Я возразил Наполеону, заявив, что сэр Джордж Бингем не приходит к нему не из-за страха, а из-за свойственного ему чувства такта, что же касается других офицеров, то они должны выполнять приказы, которые получают. Наполеон ответил: «Если бы они были французскими офицерами, то они бы не побоялись высказать свою точку зрения по поводу варварского обращения, которое здесь происходит, и французский генерал, второй по старшинству, он же заместитель командующего, если бы он видел, что его страна подвергается бесчестью, как ваша, то он бы от своего имени направил письменную жалобу своему правительству. Что касается меня, — продолжал Наполеон, — то я бы никогда не стал жаловаться, если бы не знал, что по требованию страны ведётся расследование. Ваши министры обычно говорят, «он никогда не жалуется и, следовательно, он сознаёт, что с ним обходятся хорошо, и поэтому у него нет оснований для жалоб». Иначе говоря, я считаю, что для меня было бы унизительным произнести хотя бы одно слово в свою защиту; хотя у меня вызывает сильнейшее отвращение поведение этого тюремщика, я бы с большим удовольствием узнал, что получен приказ расстрелять меня — я бы чтил это как благословение».

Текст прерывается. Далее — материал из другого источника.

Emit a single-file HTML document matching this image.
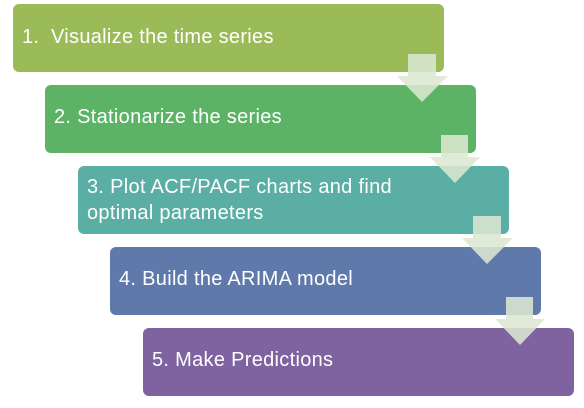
<!DOCTYPE html>
<html><head><style>
body{margin:0;width:584px;height:408px;background:#fff;position:relative;overflow:hidden;font-family:"Liberation Sans",sans-serif;}
.b{position:absolute;width:431px;height:68px;border-radius:6px;color:#fff;font-size:20px;letter-spacing:0.3px;box-sizing:border-box;}
.b span{position:absolute;left:9px;white-space:nowrap;}
svg{position:absolute;left:0;top:0;}
</style></head><body>
<div class="b" style="left:13px;top:4px;background:#9bbb59"><span style="top:22px">1.&nbsp; Visualize the time series</span></div>
<div class="b" style="left:45px;top:85px;background:#5cb366"><span style="top:21px">2. Stationarize the series</span></div>
<div class="b" style="left:78px;top:166px;background:#5aaea3"><span style="top:8px;line-height:26px">3. Plot ACF/PACF charts and find<br>optimal parameters</span></div>
<div class="b" style="left:110px;top:247px;background:#5f79ab"><span style="top:21px">4. Build the ARIMA model</span></div>
<div class="b" style="left:143px;top:328px;background:#7e63a0"><span style="top:21px">5. Make Predictions</span></div>
<svg width="584" height="408">
<g fill="#dbe7d2" fill-opacity="0.88">
<polygon points="408,54 436,54 436,76 448,76 422,102 397,76 408,76"/>
<polygon points="441,135 468,135 468,157 480,157 455,183 430,157 441,157"/>
<polygon points="473,216 501,216 501,238 513,238 487,264 462,238 473,238"/>
<polygon points="506,297 533,297 533,319 545,319 520,345 495,319 506,319"/>
</g>
</svg>
</body></html>
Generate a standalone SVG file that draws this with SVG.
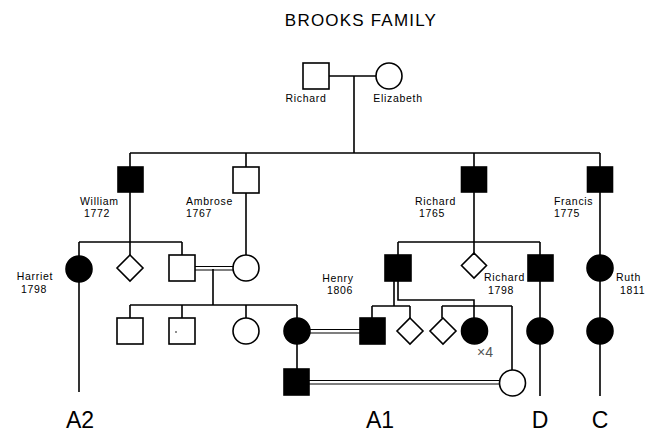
<svg xmlns="http://www.w3.org/2000/svg" width="657" height="433" viewBox="0 0 657 433">
<defs>
<style>
.ln{stroke:#000;stroke-width:1.6;fill:none}
.dl{stroke:#000;stroke-width:1.2;fill:none}
.open{fill:#fff;stroke:#000;stroke-width:1.6}
.aff{fill:#000;stroke:#000;stroke-width:1.6}
.lbl{font-family:"Liberation Sans",Arial,sans-serif;font-size:10.5px;letter-spacing:0.7px;fill:#000}
.big{font-family:"Liberation Sans",Arial,sans-serif;font-size:23px;fill:#000}
.title{font-family:"Liberation Sans",Arial,sans-serif;font-size:17px;letter-spacing:1.2px;fill:#000}
</style>
</defs>
<rect width="657" height="433" fill="#fff"/>
<text class="title" x="361" y="26" text-anchor="middle">BROOKS  FAMILY</text>

<g id="connectors">
<path class="ln" d="M329 76H376M354 76V153M130 153H600"/>
<path class="ln" d="M130 153V167M246 153V167M474 153V167M600 153V167"/>
<path class="ln" d="M130 192V242M79 242H182M79 242V256M130 242V255M182 242V255"/>
<path class="ln" d="M246 193V255"/>
<path class="dl" d="M195 266.5H233M195 270H233"/>
<path class="ln" d="M213 269V305M130 305H297M130 305V318M182 305V318M246 305V318M297 305V318"/>
<path class="dl" d="M310 329.5H360M310 333H360"/>
<path class="ln" d="M297 344V369"/>
<path class="dl" d="M309 380.5H500M309 384H500"/>
<path class="ln" d="M79 282V392"/>
<path class="ln" d="M474 192V242M398 242H540M398 242V255M474 242V253M540 242V255"/>
<path class="ln" d="M394 281V306M372 306H410M372 306V318M410 306V318"/>
<path class="ln" d="M398 281V300H474V318"/>
<path class="ln" d="M442 306H512M442 306V318M512 306V370"/>
<path class="ln" d="M540 281V318M540 344V396"/>
<path class="ln" d="M600 192V255M600 281V318M600 344V396"/>
</g>

<g id="richard_sr"><rect class="open" x="303" y="63" width="26" height="26"/><text class="lbl" x="306" y="102" text-anchor="middle">Richard</text></g>
<g id="elizabeth"><circle class="open" cx="389" cy="76" r="13"/><text class="lbl" x="398" y="102" text-anchor="middle">Elizabeth</text></g>

<g id="william"><rect class="aff" x="118" y="167" width="25" height="25"/><text class="lbl" x="80" y="205">William</text><text class="lbl" x="84" y="217">1772</text></g>
<g id="ambrose"><rect class="open" x="233" y="167" width="26" height="26"/><text class="lbl" x="186" y="205">Ambrose</text><text class="lbl" x="186" y="217">1767</text></g>
<g id="richard_1765"><rect class="aff" x="461.5" y="167" width="25" height="25"/><text class="lbl" x="415" y="205">Richard</text><text class="lbl" x="419" y="217">1765</text></g>
<g id="francis"><rect class="aff" x="587.5" y="167" width="25" height="25"/><text class="lbl" x="554" y="205">Francis</text><text class="lbl" x="554" y="217">1775</text></g>

<g id="harriet"><circle class="aff" cx="79" cy="269" r="13"/><text class="lbl" x="35" y="280" text-anchor="middle">Harriet</text><text class="lbl" x="34" y="293" text-anchor="middle">1798</text></g>
<g id="w_diamond"><polygon class="open" points="130,255 143,268 130,281 117,268"/></g>
<g id="w_son"><rect class="open" x="169" y="255" width="26" height="26"/></g>
<g id="a_daughter"><circle class="open" cx="246" cy="268" r="13"/></g>

<g id="c1"><rect class="open" x="117" y="318" width="26" height="26"/></g>
<g id="c2"><rect class="open" x="169" y="318" width="26" height="26"/><circle cx="176" cy="332" r="0.8" fill="#000"/></g>
<g id="c3"><circle class="open" cx="246" cy="331" r="13"/></g>
<g id="c4"><circle class="aff" cx="297" cy="331" r="13"/></g>
<g id="grandson"><rect class="aff" x="284" y="369" width="25" height="26"/></g>
<g id="wife_bottom"><circle class="open" cx="512.5" cy="383" r="13"/></g>

<g id="henry"><rect class="aff" x="385" y="255" width="26" height="26"/><text class="lbl" x="338" y="282" text-anchor="middle">Henry</text><text class="lbl" x="340" y="294" text-anchor="middle">1806</text></g>
<g id="r_diamond"><polygon class="open" points="474,253 486.5,265.5 474,278 461.5,265.5"/></g>
<g id="richard_1798"><rect class="aff" x="528" y="255" width="25" height="26"/><text class="lbl" x="484" y="281">Richard</text><text class="lbl" x="488" y="294">1798</text></g>
<g id="ruth"><circle class="aff" cx="600" cy="268" r="13"/><text class="lbl" x="616" y="281">Ruth</text><text class="lbl" x="620" y="294">1811</text></g>

<g id="h_son"><rect class="aff" x="360" y="318" width="25" height="26"/></g>
<g id="h_diamond1"><polygon class="open" points="410,318 423,331 410,344 397,331"/></g>
<g id="h_diamond2"><polygon class="open" points="443,318 456,331 443,344 430,331"/></g>
<g id="h_daughter"><circle class="aff" cx="474.5" cy="331" r="13"/><text x="477" y="357" font-family="Liberation Sans,Arial,sans-serif" font-size="14" fill="#555">×4</text></g>
<g id="d_child"><circle class="aff" cx="540" cy="331" r="13"/></g>
<g id="c_child"><circle class="aff" cx="600" cy="331" r="13"/></g>

<g id="branches">
<text class="big" x="80" y="428" text-anchor="middle">A2</text>
<text class="big" x="380" y="428" text-anchor="middle">A1</text>
<text class="big" x="540" y="428" text-anchor="middle">D</text>
<text class="big" x="600" y="428" text-anchor="middle">C</text>
</g>
</svg>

Я сообщил Наполеону, что сэр Хадсон Лоу признался, что он очень хочет решить проблему размещения Наполеона и устроить все дела с ним мирным путём. Наполеон ответил: «Если он хочет всё устроить мирным путём, то пусть решает все дела так, как это было во времена адмирала Кокбэрна. Пусть никому не будет разрешено появляться здесь, чтобы увидеть меня, без письма от Бертрана. Если он не хочет предоставить Бертрану право выдавать людям пропуска в Лонгвуд, то пусть он сам составит список тех лиц на острове, которым он разрешает приходить ко мне с визитом, и направит этот список Бертрану, предоставив ему право давать этим лицам по списку разрешение навещать меня и писать им. Когда же на остров прибывают чужестранцы, то путь он таким же образом составит список подобных лиц с разрешением навещать нас, и во время их пребывания на острове пусть он разрешит им приходить ко мне с пропуском от Бертрана. Возможно, я бы согласился встретиться с небольшим числом подобных лиц, так как трудно различить между ними тех, кто приедет посмотреть на меня как на дикого кабана, и тех, кто руководствуется мотивами уважения ко мне; но всё же я хотел бы иметь право решать, кого я хочу видеть и кого не хочу.

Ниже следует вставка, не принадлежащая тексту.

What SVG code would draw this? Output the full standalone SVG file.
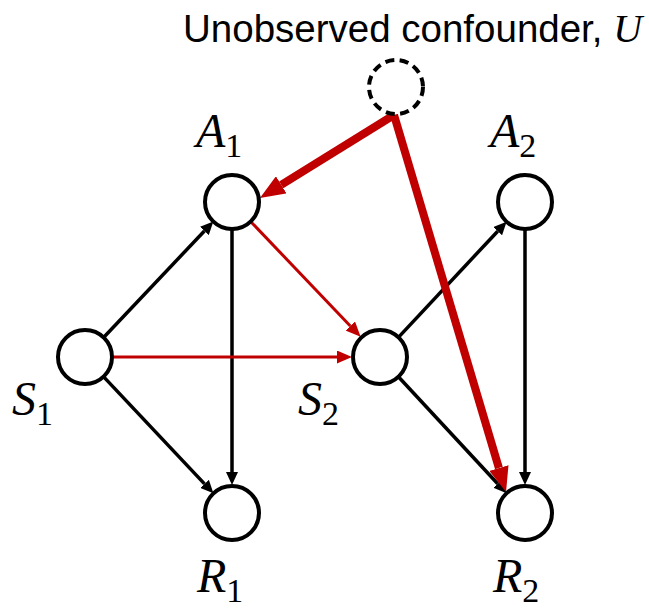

Пусть он устроит всё так, как ему нравится; в его руках власть, а в моих — никакой; я — не губернатор, у меня нет участков земли, чтобы раздавать их. Пусть он отменит свои запрещения, в соответствии с которыми я не должен покидать верхнюю дорогу или заводить разговор с дамой, если встречу последнюю во время прогулки. Короче говоря, пусть он ведет себя хорошо по отношению ко мне. Если он не считает нужным обращаться со мной, как с человеком, который сыграл такую роль в мире, как я, то пусть он не обращается со мной хуже, чем с каторжником на галерах или с осуждённым преступником, так как им не запрещается говорить. Пусть он сделает всё это, и тогда я скажу, что вначале он вёл себя необдуманно, опасаясь того, что я совершу побег с острова, но когда он увидел, что совершал ошибку, то не постыдился изменить своё обращение со мной. Тогда я скажу, что у меня сложилось поспешное мнение о нём, что я ошибался.
Вы — дитя, доктор. Вы слишком хорошо относитесь к человечеству. Этот человек неискренен. Я думаю, что мнение, которое я сразу же составил о нём, правильное. Он — человек, чья природная безнравственность возрастает по мере усиления присущей ему подозрительности и страха перед возложенной на него ответственностью за сложившуюся ситуацию. Он — хитрый и мерзкий человек, абсолютно недостойный своей должности. Я бы поставил на карту свою жизнь, что если бы я пригласил сэра Джорджа Бингема или адмирала совершить со мной прогулку верхом, то прежде чем я проехался бы с одним или другим раза три, этот губернатор довёл бы до их сведения порочащие меня измышления, которые привели бы к тому, что я почувствовал себя оскорблённым из-за их отказа сопровождать меня во время этих прогулок. Он заявляет, что с Лас-Казом хорошо обращаются и что он ничего не хочет, потому что он не доводит его до состояния голода. Он действительно гнусный человек.